This iconic logic puzzle blends information theory and group strategy:

100 prisoners, each randomly assigned a red or blue hat, must guess their own hat color without seeing it.

  • Each can see all other hats, but not their own.
  • They are called up one at a time in random order.
  • Each must say “red” or “blue”.
  • If correct → survive. If wrong → executed immediately.
  • All hear prior guesses and outcomes.

They may agree on a strategy beforehand, but no communication afterward.


Objective

What is the best strategy, and how many prisoners can be guaranteed to survive?

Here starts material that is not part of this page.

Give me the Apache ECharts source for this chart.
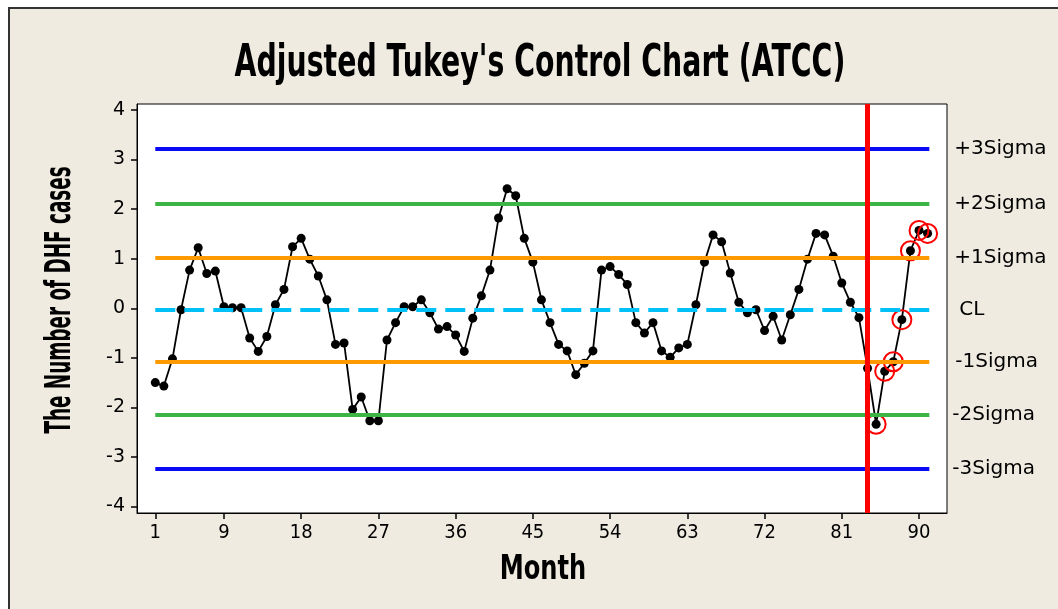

Step 1: Key Insight — Use Parity Encoding

Let’s assign binary values:

  • Red = 1, Blue = 0

The group decides to use the parity (XOR sum) of all 100 hat colors as a shared secret.


Step 2: The Strategy

The first prisoner to speak is the only one who may not survive.

They compute the parity of all 99 visible hats and use that to infer their own:

  • They announce a hat color such that the total parity of all 100 hats is even (or pre-agreed value).

This means:

  • If the total parity is 0 (even), then the first prisoner says the color that completes the parity to even.
  • This prisoner has a 50% chance of survival.

Step 3: Everyone Else

Each subsequent prisoner:

  • Heard all previous guesses.
  • Knows the parity of everyone else’s hats.
  • Knows the overall parity from the first speaker.
  • Can reconstruct their own hat color exactly using prior information.

They are thus guaranteed to guess correctly.


Step 4: Outcome

  • 1 prisoner (the first) has a 50/50 chance.
  • 99 prisoners are guaranteed to survive.

This is the best possible outcome under the rules.


Final Answer

Using a parity-based strategy, the group can guarantee 99 survivors, with only the first guess left to chance.